:: SHORT TASK ::
Return the material exactly as supplied, apart from the pictures, which are omitted.

-- Start --

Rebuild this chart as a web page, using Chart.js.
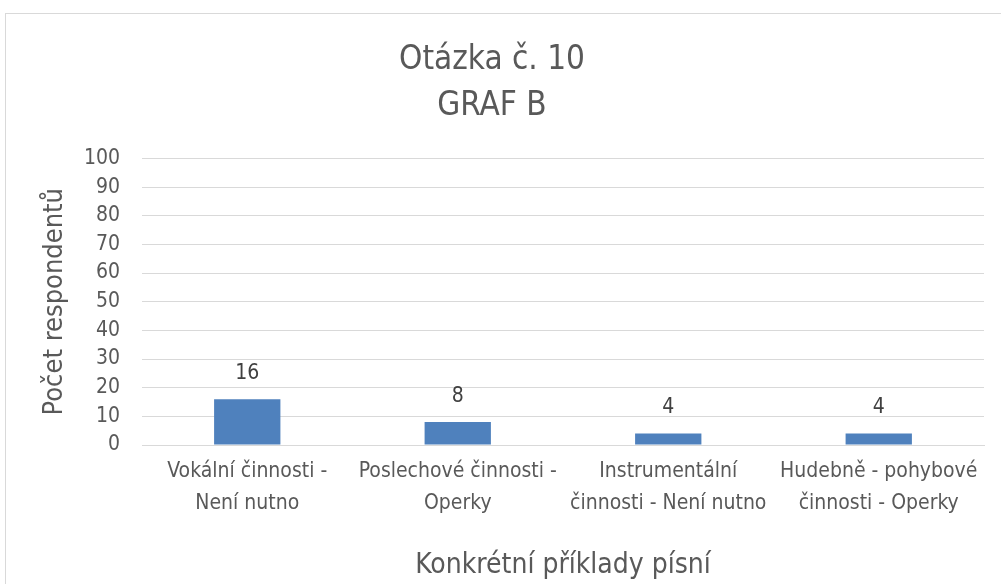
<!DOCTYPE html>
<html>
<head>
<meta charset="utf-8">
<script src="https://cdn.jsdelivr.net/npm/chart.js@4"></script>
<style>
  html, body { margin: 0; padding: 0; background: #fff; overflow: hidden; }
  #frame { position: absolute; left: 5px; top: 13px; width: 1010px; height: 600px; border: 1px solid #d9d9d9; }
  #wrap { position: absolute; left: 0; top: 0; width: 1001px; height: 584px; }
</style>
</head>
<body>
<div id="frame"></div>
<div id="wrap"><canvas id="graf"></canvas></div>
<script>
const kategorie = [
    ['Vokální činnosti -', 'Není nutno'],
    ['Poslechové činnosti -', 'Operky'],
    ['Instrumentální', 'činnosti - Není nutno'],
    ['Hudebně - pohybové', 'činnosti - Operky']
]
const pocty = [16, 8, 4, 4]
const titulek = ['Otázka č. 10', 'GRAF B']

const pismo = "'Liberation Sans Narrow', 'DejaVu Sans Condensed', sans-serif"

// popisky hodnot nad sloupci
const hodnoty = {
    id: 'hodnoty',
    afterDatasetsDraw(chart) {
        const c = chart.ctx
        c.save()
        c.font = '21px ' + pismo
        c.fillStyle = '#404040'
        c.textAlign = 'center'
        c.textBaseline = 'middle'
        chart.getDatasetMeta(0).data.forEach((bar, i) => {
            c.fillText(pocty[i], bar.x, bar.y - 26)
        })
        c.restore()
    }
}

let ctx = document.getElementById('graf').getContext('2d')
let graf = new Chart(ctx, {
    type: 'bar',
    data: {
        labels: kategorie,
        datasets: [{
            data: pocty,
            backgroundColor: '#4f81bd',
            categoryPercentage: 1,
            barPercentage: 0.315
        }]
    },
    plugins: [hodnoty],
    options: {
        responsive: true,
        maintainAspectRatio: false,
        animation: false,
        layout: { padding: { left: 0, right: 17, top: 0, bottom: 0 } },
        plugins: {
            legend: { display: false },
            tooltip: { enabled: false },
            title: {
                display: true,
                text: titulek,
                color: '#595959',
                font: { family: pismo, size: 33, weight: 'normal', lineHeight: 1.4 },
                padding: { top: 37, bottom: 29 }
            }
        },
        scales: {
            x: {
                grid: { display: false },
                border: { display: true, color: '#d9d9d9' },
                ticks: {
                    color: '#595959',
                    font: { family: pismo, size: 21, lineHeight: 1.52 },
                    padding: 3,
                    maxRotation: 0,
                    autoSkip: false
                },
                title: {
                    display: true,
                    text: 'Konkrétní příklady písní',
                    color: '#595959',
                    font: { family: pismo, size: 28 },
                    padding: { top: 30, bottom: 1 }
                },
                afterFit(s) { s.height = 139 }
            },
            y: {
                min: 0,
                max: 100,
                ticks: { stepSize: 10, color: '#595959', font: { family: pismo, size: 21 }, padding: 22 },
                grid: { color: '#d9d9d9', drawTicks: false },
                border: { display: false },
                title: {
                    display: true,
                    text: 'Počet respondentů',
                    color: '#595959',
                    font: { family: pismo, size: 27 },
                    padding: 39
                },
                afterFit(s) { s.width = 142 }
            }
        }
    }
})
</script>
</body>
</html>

-- End --

:: SOLUTION ::
Rebuild this chart as a web page, using Chart.js.
<!DOCTYPE html>
<html>
<head>
<meta charset="utf-8">
<script src="https://cdn.jsdelivr.net/npm/chart.js@4"></script>
<style>
  html, body { margin: 0; padding: 0; background: #fff; overflow: hidden; }
  #frame { position: absolute; left: 5px; top: 13px; width: 1010px; height: 600px; border: 1px solid #d9d9d9; }
  #wrap { position: absolute; left: 0; top: 0; width: 1001px; height: 584px; }
</style>
</head>
<body>
<div id="frame"></div>
<div id="wrap"><canvas id="graf"></canvas></div>
<script>
const kategorie = [
    ['Vokální činnosti -', 'Není nutno'],
    ['Poslechové činnosti -', 'Operky'],
    ['Instrumentální', 'činnosti - Není nutno'],
    ['Hudebně - pohybové', 'činnosti - Operky']
]
const pocty = [16, 8, 4, 4]
const titulek = ['Otázka č. 10', 'GRAF B']

const pismo = "'Liberation Sans Narrow', 'DejaVu Sans Condensed', sans-serif"

// popisky hodnot nad sloupci
const hodnoty = {
    id: 'hodnoty',
    afterDatasetsDraw(chart) {
        const c = chart.ctx
        c.save()
        c.font = '21px ' + pismo
        c.fillStyle = '#404040'
        c.textAlign = 'center'
        c.textBaseline = 'middle'
        chart.getDatasetMeta(0).data.forEach((bar, i) => {
            c.fillText(pocty[i], bar.x, bar.y - 26)
        })
        c.restore()
    }
}

let ctx = document.getElementById('graf').getContext('2d')
let graf = new Chart(ctx, {
    type: 'bar',
    data: {
        labels: kategorie,
        datasets: [{
            data: pocty,
            backgroundColor: '#4f81bd',
            categoryPercentage: 1,
            barPercentage: 0.315
        }]
    },
    plugins: [hodnoty],
    options: {
        responsive: true,
        maintainAspectRatio: false,
        animation: false,
        layout: { padding: { left: 0, right: 17, top: 0, bottom: 0 } },
        plugins: {
            legend: { display: false },
            tooltip: { enabled: false },
            title: {
                display: true,
                text: titulek,
                color: '#595959',
                font: { family: pismo, size: 33, weight: 'normal', lineHeight: 1.4 },
                padding: { top: 37, bottom: 29 }
            }
        },
        scales: {
            x: {
                grid: { display: false },
                border: { display: true, color: '#d9d9d9' },
                ticks: {
                    color: '#595959',
                    font: { family: pismo, size: 21, lineHeight: 1.52 },
                    padding: 3,
                    maxRotation: 0,
                    autoSkip: false
                },
                title: {
                    display: true,
                    text: 'Konkrétní příklady písní',
                    color: '#595959',
                    font: { family: pismo, size: 28 },
                    padding: { top: 30, bottom: 1 }
                },
                afterFit(s) { s.height = 139 }
            },
            y: {
                min: 0,
                max: 100,
                ticks: { stepSize: 10, color: '#595959', font: { family: pismo, size: 21 }, padding: 22 },
                grid: { color: '#d9d9d9', drawTicks: false },
                border: { display: false },
                title: {
                    display: true,
                    text: 'Počet respondentů',
                    color: '#595959',
                    font: { family: pismo, size: 27 },
                    padding: 39
                },
                afterFit(s) { s.width = 142 }
            }
        }
    }
})
</script>
</body>
</html>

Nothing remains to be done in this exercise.